Work instructions: Keep every line where the word "this" appears; drop the rest.

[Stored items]
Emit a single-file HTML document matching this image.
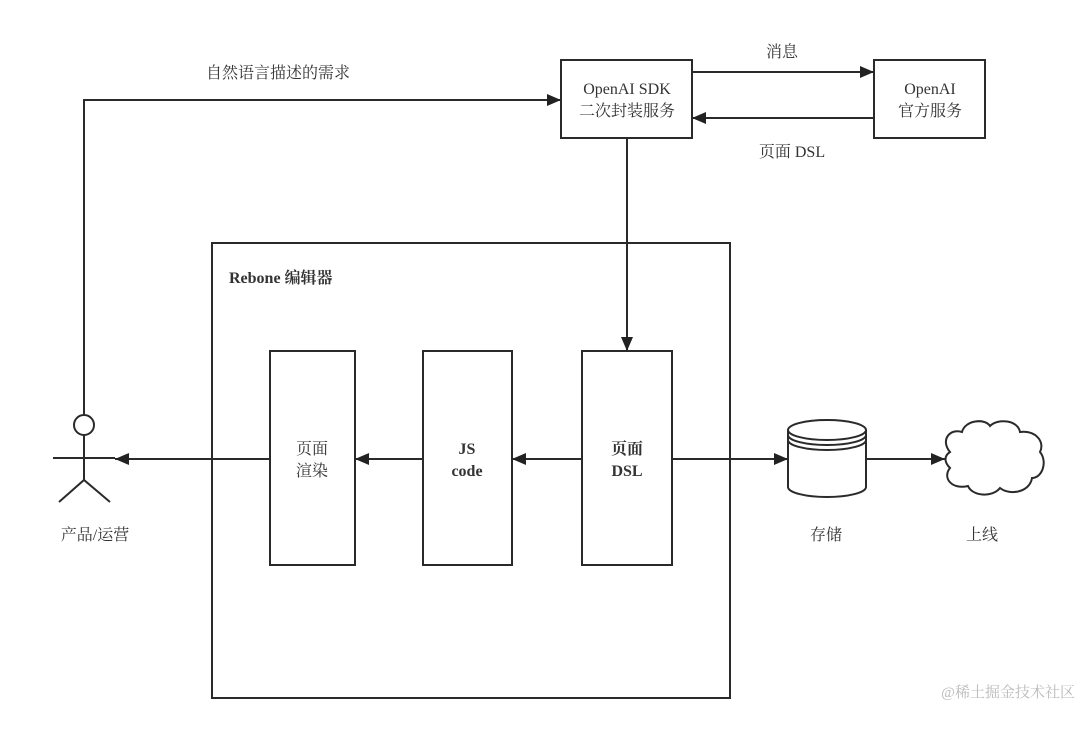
<!DOCTYPE html>
<html><head><meta charset="utf-8"><style>
body{margin:0;background:#fff}
svg text{font-family:"Liberation Serif","Noto Serif CJK SC",serif;fill:#333;font-size:16px}
</style></head><body>
<svg width="1080" height="726" viewBox="0 0 1080 726" xmlns="http://www.w3.org/2000/svg">
<defs><marker id="a" markerWidth="14" markerHeight="12" refX="14" refY="6" orient="auto" markerUnits="userSpaceOnUse"><path d="M0,0 L14,6 L0,12 z" fill="#222"/></marker></defs>
<g stroke="#2a2a2a" stroke-width="2" fill="none">
<rect x="561" y="60" width="131" height="78"/>
<rect x="874" y="60" width="111" height="78"/>
<line x1="692" y1="72" x2="874" y2="72" marker-end="url(#a)"/>
<line x1="874" y1="118" x2="692" y2="118" marker-end="url(#a)"/>
<polyline points="84,414 84,100 561,100" marker-end="url(#a)"/>
<line x1="627" y1="138" x2="627" y2="351" marker-end="url(#a)"/>
<rect x="212" y="243" width="518" height="455"/>
<rect x="270" y="351" width="85" height="214"/>
<rect x="423" y="351" width="89" height="214"/>
<rect x="582" y="351" width="90" height="214"/>
<line x1="582" y1="459" x2="512" y2="459" marker-end="url(#a)"/>
<line x1="423" y1="459" x2="355" y2="459" marker-end="url(#a)"/>
<line x1="270" y1="459" x2="115" y2="459" marker-end="url(#a)"/>
<line x1="672" y1="459" x2="788" y2="459" marker-end="url(#a)"/>
<line x1="866" y1="459" x2="945" y2="459" marker-end="url(#a)"/>
<circle cx="84" cy="425" r="10"/>
<line x1="84" y1="435" x2="84" y2="480"/>
<line x1="53" y1="458" x2="115" y2="458"/>
<polyline points="59,502 84,480 110,502"/>
<path d="M788,430 L788,487 A39,10 0 0 0 866,487 L866,430"/>
<ellipse cx="827" cy="430" rx="39" ry="10"/>
<path d="M788,435 A39,10 0 0 0 866,435 M788,440 A39,10 0 0 0 866,440"/>
<path d="M950,452 C940,440 950,428 962,432 C965,420 985,418 990,426 C998,418 1018,420 1020,432 C1036,430 1045,442 1040,452 C1048,462 1042,478 1032,478 C1030,492 1010,496 1000,488 C992,498 972,496 968,486 C952,490 942,478 950,468 C944,462 944,456 950,452 z"/>
</g>
<text x="627" y="94" text-anchor="middle">OpenAI SDK</text>
<text x="627" y="116" text-anchor="middle">二次封装服务</text>
<text x="930" y="94" text-anchor="middle">OpenAI</text>
<text x="930" y="116" text-anchor="middle">官方服务</text>
<text x="782" y="57" text-anchor="middle">消息</text>
<text x="792" y="157" text-anchor="middle">页面 DSL</text>
<text x="278" y="78" text-anchor="middle">自然语言描述的需求</text>
<text x="229" y="283" font-weight="bold" font-size="17">Rebone 编辑器</text>
<text x="312" y="454" text-anchor="middle">页面</text>
<text x="312" y="476" text-anchor="middle">渲染</text>
<text x="467" y="454" text-anchor="middle" font-weight="bold">JS</text>
<text x="467" y="476" text-anchor="middle" font-weight="bold">code</text>
<text x="627" y="454" text-anchor="middle" font-weight="bold">页面</text>
<text x="627" y="476" text-anchor="middle" font-weight="bold">DSL</text>
<text x="95" y="540" text-anchor="middle">产品/运营</text>
<text x="826" y="540" text-anchor="middle">存储</text>
<text x="982" y="540" text-anchor="middle">上线</text>
<text x="1075" y="697" text-anchor="end" font-family="Liberation Sans,Noto Sans CJK SC,sans-serif" style="fill:#bbb;font-size:15px">@稀土掘金技术社区</text>
</svg>
</body></html>
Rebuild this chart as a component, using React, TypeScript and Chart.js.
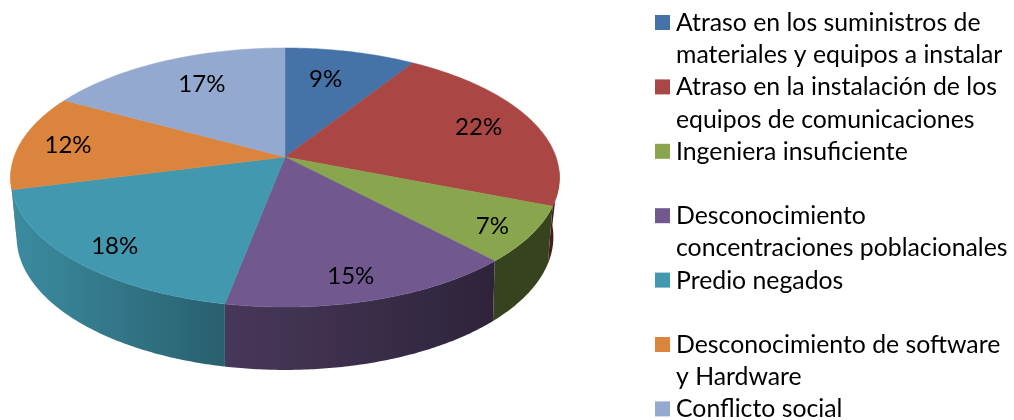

The response:
Emit a single-file HTML document matching this image.
Rebuild this chart as a component, using React, TypeScript and Chart.js.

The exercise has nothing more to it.